Reception was understandably cool in Italy. Yet, these unique new wines soon began to enjoy great success in foreign markets. American wine critic Robert Parker is widely credited with inventing the term Super Tuscan. By 1992, it was clear to winemakers and regulators that they had to reach a compromise. If the wines were substantially better than table wines, but not capable of meeting the delimitation of the quality appellation, then what? A new category called Indicazione Geografica Tipica (IGT) was created to limit manage quality and convey the typicity of the region. The highest quality level, Denominazione di Origine Controllata e Guarantita or DOCG, was also introduced in 1992.
 
Sassicaia continued to use the table wine designation until 1994 when the existing Bolgheri DOC (est. 1983) was modified to include the prestigious wine in a sub-zone. This was formalized in 2013 by establishing Bolgheri Sassicaia DOC. It is the only case in Italy of an appellation being granted to a single estate.
 
Today a Super Tuscan wine comes in many styles ranging from 100% Sangiovese, to blends of Sangiovese with international varieties, to Italian versions of the classic Bordeaux blend using on international varieties (primarily Cabernet Sauvignon, Cabernet Franc, and Merlot). Syrah is also used. On the label, a Super Tuscan will generally say “Toscana IGT” or “Bolgheri DOC.” Many Super Tuscans, including Tignonello and Sassicaia, are named (branded). Instead of the grape or region, the name is displayed prominently on the label.
 
Recently, three trends are working against Super Tuscans in today’s global market:
  1. After more than two decades of booming success, the market cooled as new entrants diluted quality and ratio of supply to demand.
  2. Second, the cost of the original Super Tuscans escalated to a price-point out of reach for many wine enthusiasts.
  3. And finally, the wine industry’s “back to the future” movement, which prizes native and traditional grapes, is very strong.

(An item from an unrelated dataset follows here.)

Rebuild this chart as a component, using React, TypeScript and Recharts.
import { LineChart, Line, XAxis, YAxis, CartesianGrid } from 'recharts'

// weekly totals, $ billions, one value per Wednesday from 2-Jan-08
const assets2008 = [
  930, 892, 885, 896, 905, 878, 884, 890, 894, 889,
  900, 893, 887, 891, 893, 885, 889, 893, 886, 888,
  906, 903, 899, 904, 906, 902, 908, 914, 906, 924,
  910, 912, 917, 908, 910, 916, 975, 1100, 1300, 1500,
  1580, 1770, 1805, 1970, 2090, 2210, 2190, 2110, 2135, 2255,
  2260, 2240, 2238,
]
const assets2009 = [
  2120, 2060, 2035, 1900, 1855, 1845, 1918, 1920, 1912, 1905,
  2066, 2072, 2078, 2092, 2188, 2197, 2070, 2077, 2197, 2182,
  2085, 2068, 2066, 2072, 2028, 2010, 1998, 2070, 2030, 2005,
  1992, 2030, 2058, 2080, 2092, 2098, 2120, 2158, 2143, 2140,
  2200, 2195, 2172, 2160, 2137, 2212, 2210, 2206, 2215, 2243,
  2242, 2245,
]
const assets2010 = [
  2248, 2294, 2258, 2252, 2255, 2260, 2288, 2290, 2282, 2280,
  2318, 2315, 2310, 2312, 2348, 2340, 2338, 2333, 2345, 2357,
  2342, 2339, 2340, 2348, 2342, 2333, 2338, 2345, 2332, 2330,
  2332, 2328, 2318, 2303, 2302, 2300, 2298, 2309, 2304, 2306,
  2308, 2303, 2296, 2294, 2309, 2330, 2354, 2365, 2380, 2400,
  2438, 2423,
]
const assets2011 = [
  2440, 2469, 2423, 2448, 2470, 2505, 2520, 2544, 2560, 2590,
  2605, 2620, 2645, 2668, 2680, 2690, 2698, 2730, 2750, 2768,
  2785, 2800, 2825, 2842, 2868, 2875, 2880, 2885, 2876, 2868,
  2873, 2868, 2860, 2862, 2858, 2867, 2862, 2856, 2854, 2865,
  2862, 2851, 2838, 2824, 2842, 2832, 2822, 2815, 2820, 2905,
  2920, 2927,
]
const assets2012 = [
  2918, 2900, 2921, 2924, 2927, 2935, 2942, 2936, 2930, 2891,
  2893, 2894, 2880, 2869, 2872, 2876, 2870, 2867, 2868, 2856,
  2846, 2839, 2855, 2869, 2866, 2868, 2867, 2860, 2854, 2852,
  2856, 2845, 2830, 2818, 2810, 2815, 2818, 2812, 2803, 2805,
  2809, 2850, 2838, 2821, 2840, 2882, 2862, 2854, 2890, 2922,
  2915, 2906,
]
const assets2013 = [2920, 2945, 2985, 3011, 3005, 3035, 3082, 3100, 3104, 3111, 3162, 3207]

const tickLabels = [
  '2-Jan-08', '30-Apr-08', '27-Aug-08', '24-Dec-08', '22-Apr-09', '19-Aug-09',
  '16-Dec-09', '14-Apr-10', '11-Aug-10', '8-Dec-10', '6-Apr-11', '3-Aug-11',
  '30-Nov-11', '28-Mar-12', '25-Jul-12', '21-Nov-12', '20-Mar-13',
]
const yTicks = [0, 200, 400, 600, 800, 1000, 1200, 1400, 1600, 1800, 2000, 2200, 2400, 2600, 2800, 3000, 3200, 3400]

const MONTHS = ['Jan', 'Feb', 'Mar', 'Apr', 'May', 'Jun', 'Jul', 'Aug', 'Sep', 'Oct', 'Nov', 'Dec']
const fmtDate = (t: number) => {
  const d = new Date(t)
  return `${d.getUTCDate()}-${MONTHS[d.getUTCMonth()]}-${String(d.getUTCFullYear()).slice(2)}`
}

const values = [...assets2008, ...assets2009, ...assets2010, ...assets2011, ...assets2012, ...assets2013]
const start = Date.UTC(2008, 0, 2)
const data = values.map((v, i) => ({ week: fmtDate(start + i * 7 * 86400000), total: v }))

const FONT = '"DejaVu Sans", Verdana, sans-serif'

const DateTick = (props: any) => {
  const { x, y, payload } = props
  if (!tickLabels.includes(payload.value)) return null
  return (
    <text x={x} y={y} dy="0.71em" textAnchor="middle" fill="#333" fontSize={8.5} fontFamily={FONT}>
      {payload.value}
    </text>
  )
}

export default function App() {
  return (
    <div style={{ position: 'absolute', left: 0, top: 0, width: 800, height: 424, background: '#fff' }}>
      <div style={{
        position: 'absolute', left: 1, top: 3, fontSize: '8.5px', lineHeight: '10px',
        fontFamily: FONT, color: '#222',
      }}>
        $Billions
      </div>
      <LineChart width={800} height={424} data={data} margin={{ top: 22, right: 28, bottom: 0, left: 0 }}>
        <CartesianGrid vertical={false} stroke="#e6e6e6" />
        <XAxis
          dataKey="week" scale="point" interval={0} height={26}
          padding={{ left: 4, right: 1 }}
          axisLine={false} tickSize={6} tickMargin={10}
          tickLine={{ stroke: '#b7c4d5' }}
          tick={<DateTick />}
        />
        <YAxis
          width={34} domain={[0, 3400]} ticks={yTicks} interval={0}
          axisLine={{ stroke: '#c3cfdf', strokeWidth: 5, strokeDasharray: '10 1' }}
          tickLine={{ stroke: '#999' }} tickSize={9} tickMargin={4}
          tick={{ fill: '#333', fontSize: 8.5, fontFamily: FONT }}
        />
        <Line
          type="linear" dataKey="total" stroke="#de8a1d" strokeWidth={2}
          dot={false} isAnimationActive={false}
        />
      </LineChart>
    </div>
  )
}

Want to learn more about Tuscany and Super Tuscans? Check out our Italy Wine Tours page.

Profile of Tenuta dell’Ornellaia

In 1981, Ornellaia (an estate featured on our Treasures of Tuscany and Piedmont tour) was founded by Marchese Lodovico Antinori. The first vintage (1985) was released in 1988. In 1999, the Antinoris partnered with legendary American winemaker Robert Mondavi. In rapid succession, Mondavi took full control of the winery in 2002 and transferred 50% to Marchesi de’ Frescobaldi. In 2005, when the Mondavi enterprise was sold to Constellation Brands, the Frescobaldi family took 100% control of Ornellaia. Winemaker Axel Heinz has worked with the Frescobaldis since 2005. With 700 plus years of history in the Tuscan wine industry, the Frescobaldi family also owns six other estates:
  • Nipozzano
  • CastelGiocondo
  • Pomino
  • Ammiraglia
  • Castiglioni
  • Remole
Along with several other winery properties.
 
The property’s flagship wine is simply called “Ornellaia.” It is a red cuvée of Cabernet Sauvignon, Merlot, Cabernet Franc, and Petit Verdot. Other wines in the Ornellaia portfolio include:
  • Le Volte, which includes Sangiovese in the blend
  • a “second wine,” called Le Serre Nuove
  • a red blend, available only at the estate, called Variazione in Rosso
  • Poggio alle Gazze, made from Sauvignon Blanc
  • Ornus, which is a late harvest Petit Manseng
  • a Grappa Riserva
  • and the newest offering, Ornellaia Bianco

As you can see, Super Tuscans are varied with a style all their own, and definitely worth the time to explore!